What this analysis does is it performs a forward pass of the whole dataset and then looks at activations using similar methods as described above. At this point only the actviation of the FC layer is implemented, but in principle the same analysis could easily be extended to different conv layers. Adapting it for the RNN would be difficult, since it requires a hidden state that would normally come from a previous time-step, and initialisation causes artefacts.
Since MNIST and CIFAR images are of different shape than the input to the agent during training, they are padded with an example background from the simulations:
doom_pad

Giving the final stimulus:
doom_pad_frog

Running the script should give embeddings similar to the following:
tsne_ds_20220218_164603

Additional notes on dataset responses:

  1. Color-coding represents the stimulus class sorted by its contribution to the agent's health. Note that this is currently hard-coded for the two specific assignments that are specified in the accompanying .wad files.
  2. Responses to dataset images in such a way might not be the best strategy for probing responses, especially for negative stimuli, since (judging by behaviour) the agents rarely walk up close to a negative stimulus, so such images would appear rarely in the agent's actual observations.
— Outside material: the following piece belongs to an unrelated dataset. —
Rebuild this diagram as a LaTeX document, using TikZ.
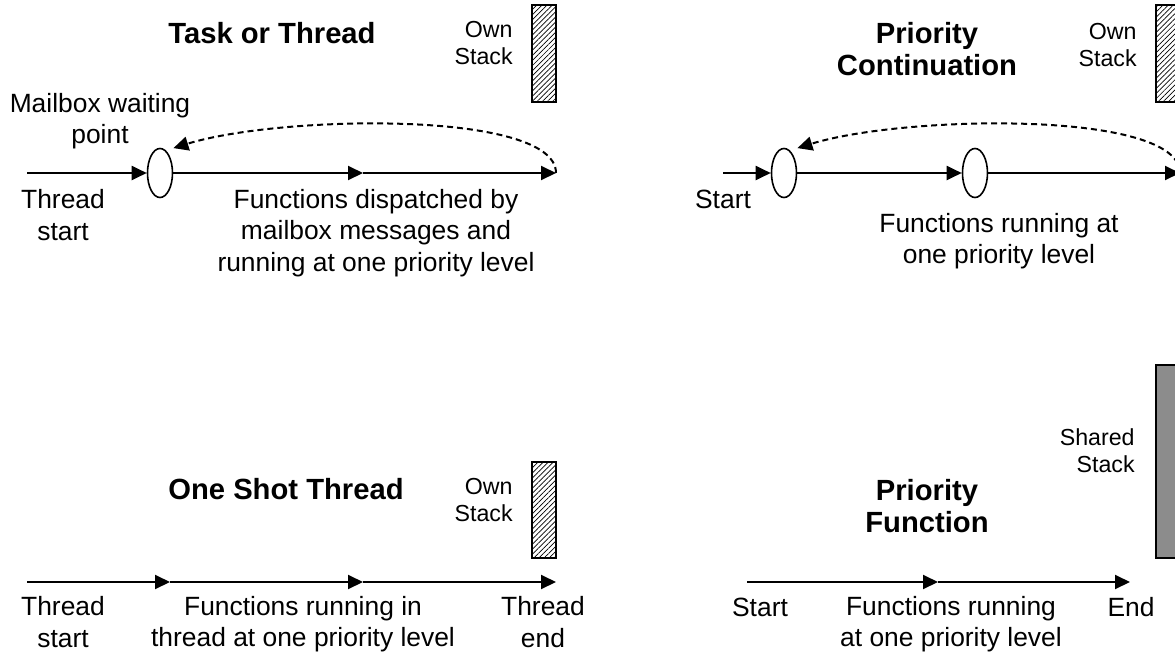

Classification (decoding) analysis

To get a more quantitative assessment, I also implemented a classification analysis on this representation. This is equivalent as retraining the network and keeping all convolutional and FC layer fixed. I implemented this both as a 10-class classification, as well as binary (positive vs. negative). The accuracy is output to the terminal and also saved in a text file analyze_class_score.txt, a chance level is also output, for example:

multi classification scores:
  -Train: 0.3198
  -Test: 0.3096

permuted multi classification scores:
  -Train: 0.1181
  -Test: 0.1033

bin classification scores:
  -Train: 0.7573
  -Test: 0.7572

permuted bin classification scores:
  -Train: 0.5119
  -Test: 0.5026

It would be interesting to look into this a bit further and more systematically, for now I can only say that (obviously) the accuracy increases during training of the RL agent and that in the 'distractors' task, the network where MNIST are distractors performs much worse than the one where apples are the distractors (which also makes sense). I think there is still a lot that can be done along those lines though.

Attribution analysis (dataset)

This is implemented both for the networks trained on classification (class_encoder_analyze.ipynb) and RL (rl_encoder_analyze_ds.ipynb). Both of these scripts for now plot attribution of an output neuron wrt the input image (changes in which pixels of the image will cause the biggest change in the activation of an output neuron). For the classification the output neurons represent each class and in the actor-critic they represent either the scalar value (if critic) or the probability of action(s) (6 neurons). Example output of this plot for actor neuron index 5 (walking backward) should look like this: image

Action analysis

This is also done by rl_encoder_analyze_ds.ipynb. Essentially its just a forward pass of the whole dataset and then visualising the last layer. This is either done before passing through softmax non-linearity for making PCA embedding visualisations looking like this for example:

image

Or a better visualisation is showing the probability of taking an action given a stimulus class. These are just the activations from above passed through a softmax non-linearity to get a distribution across actions. For example this is a visualisation for the probability of taking an action for the stimulus being close up in front of the agent.

image

We can see that for positive stimuli the agent will walk forward and for negative backward. The notebook also allows the user to change the positioning and the scaling of the stimulus within the FOV.